**DATA RECORDS**:
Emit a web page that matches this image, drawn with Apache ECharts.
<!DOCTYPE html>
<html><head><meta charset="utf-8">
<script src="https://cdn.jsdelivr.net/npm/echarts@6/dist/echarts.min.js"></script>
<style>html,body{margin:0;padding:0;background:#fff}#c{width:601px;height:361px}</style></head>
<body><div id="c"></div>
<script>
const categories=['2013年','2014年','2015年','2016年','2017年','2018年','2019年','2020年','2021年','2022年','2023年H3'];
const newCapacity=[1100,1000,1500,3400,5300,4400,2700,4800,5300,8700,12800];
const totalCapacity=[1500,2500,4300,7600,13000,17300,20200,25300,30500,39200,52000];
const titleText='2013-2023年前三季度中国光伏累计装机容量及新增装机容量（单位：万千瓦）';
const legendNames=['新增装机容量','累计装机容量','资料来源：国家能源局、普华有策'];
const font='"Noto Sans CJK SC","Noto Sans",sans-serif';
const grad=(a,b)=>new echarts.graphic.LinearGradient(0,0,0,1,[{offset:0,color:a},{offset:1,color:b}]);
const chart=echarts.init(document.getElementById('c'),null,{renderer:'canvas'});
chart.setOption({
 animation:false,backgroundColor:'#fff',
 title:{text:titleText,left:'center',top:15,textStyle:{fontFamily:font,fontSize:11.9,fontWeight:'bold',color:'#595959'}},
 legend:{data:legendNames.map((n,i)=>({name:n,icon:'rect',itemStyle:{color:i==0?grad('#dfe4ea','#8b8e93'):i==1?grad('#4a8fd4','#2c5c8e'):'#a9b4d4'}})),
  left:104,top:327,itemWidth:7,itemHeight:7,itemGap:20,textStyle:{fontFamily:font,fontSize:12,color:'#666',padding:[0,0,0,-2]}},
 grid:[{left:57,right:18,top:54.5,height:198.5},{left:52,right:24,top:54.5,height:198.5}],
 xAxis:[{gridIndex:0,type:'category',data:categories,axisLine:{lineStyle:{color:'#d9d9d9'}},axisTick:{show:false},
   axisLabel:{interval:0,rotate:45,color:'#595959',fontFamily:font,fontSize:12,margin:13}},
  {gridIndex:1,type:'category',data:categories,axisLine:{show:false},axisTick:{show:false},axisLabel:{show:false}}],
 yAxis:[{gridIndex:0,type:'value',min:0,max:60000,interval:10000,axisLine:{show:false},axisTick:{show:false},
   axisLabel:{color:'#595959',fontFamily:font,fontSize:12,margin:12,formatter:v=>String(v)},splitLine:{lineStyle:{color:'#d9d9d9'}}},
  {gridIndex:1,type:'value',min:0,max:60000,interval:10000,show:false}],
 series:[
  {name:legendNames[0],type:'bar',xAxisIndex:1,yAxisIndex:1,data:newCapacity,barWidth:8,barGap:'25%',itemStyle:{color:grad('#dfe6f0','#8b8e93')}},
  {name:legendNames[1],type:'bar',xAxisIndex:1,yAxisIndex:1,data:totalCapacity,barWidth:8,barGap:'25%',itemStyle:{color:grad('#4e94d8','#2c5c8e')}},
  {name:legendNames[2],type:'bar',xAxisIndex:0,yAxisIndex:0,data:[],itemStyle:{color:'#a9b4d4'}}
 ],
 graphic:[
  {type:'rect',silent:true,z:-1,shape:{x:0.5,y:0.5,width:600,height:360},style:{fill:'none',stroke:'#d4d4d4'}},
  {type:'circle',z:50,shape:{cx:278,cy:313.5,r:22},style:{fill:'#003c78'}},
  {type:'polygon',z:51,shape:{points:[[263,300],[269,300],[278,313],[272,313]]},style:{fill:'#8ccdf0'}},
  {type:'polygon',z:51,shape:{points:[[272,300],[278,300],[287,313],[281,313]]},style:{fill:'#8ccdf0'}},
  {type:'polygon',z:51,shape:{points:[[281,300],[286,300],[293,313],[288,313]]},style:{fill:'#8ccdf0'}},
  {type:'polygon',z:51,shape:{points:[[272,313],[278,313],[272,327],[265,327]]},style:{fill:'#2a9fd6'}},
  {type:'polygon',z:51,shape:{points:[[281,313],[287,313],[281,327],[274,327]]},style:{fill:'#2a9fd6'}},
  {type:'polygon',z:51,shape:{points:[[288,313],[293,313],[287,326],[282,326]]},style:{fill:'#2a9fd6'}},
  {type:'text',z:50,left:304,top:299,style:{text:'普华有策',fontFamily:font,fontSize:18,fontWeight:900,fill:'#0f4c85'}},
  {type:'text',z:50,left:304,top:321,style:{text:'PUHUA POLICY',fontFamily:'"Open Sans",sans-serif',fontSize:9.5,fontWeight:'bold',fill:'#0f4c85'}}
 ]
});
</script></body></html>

==

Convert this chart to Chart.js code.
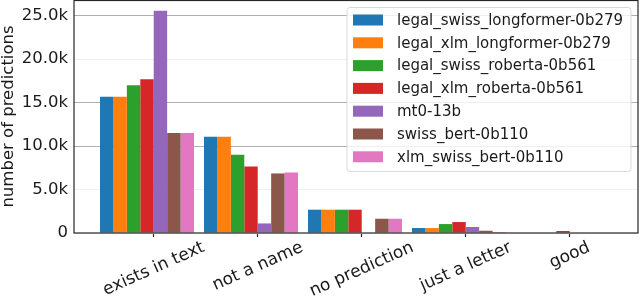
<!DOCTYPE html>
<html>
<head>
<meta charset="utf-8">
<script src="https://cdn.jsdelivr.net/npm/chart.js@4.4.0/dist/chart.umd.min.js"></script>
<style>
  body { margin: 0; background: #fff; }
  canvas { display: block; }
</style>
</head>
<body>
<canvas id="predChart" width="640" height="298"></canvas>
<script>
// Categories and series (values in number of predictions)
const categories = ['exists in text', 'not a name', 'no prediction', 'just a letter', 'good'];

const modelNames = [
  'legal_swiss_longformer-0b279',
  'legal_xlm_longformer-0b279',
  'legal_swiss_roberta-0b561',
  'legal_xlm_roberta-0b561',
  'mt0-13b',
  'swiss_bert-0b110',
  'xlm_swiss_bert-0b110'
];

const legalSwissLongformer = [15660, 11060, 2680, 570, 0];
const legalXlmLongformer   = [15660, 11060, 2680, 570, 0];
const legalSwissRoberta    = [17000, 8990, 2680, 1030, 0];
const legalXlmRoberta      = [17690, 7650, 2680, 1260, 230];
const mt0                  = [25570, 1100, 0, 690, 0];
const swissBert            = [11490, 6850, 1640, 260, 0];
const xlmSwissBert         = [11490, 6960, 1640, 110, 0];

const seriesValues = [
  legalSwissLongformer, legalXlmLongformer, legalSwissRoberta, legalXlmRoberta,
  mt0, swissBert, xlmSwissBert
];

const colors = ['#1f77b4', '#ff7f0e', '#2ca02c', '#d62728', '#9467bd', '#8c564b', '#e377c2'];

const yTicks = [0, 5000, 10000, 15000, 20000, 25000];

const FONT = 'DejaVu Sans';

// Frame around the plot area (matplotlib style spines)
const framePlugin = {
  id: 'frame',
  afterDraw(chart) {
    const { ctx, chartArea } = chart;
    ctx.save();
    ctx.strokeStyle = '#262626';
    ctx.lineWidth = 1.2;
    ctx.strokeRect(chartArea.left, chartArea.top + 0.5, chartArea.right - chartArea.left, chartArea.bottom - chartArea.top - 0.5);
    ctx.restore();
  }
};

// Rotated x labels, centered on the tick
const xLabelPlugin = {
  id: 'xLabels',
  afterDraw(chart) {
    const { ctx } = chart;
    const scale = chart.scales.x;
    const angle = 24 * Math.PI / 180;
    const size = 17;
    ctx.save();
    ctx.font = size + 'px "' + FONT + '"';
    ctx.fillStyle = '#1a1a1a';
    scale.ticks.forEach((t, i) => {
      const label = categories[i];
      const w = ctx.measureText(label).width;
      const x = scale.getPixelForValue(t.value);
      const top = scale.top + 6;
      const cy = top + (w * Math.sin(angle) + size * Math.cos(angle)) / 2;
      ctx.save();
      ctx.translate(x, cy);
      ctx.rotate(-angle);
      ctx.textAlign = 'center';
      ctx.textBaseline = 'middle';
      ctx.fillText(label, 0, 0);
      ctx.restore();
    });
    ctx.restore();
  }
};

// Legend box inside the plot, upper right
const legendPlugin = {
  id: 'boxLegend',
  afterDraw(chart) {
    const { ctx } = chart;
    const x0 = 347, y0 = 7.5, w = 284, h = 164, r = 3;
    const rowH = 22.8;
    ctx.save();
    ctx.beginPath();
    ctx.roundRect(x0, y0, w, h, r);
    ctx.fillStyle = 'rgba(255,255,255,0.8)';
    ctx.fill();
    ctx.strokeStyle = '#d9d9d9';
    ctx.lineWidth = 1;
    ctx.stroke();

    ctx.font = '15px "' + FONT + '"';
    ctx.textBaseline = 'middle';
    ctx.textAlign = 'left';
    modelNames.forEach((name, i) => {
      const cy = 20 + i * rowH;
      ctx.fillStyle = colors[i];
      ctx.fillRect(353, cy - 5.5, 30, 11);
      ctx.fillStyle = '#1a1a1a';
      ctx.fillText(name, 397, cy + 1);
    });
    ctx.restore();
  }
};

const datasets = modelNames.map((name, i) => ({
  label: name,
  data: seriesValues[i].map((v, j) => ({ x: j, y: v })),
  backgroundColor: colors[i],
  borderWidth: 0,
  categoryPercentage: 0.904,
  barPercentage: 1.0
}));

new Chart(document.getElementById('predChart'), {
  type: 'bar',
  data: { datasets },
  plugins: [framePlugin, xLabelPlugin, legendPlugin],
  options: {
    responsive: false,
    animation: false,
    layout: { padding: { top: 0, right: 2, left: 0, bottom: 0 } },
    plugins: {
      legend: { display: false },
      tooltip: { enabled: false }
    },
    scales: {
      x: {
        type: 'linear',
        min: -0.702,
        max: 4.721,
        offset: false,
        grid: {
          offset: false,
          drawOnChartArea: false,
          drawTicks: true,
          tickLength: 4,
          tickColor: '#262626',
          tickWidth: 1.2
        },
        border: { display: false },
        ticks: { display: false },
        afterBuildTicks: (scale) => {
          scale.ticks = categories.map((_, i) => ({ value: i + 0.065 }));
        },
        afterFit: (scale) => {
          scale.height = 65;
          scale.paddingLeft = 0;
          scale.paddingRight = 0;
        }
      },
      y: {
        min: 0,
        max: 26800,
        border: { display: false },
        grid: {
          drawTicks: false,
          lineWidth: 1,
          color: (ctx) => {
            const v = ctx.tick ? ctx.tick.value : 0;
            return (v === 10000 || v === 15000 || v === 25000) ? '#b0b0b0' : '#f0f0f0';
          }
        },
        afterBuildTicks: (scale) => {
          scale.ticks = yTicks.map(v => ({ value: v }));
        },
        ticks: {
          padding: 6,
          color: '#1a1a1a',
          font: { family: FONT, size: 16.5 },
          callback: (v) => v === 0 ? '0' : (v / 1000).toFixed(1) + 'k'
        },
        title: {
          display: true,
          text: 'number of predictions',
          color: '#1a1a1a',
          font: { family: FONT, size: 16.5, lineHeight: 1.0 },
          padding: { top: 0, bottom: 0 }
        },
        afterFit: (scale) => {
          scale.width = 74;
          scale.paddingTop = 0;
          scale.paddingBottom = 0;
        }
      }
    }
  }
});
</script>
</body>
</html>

**WORK INSTRUCTIONS**: For each line of the listing that holds the word "this", show that line.

**RESULT OF THE EXERCISE**:
Emit a web page that matches this image, drawn with Apache ECharts.
Convert this chart to Chart.js code.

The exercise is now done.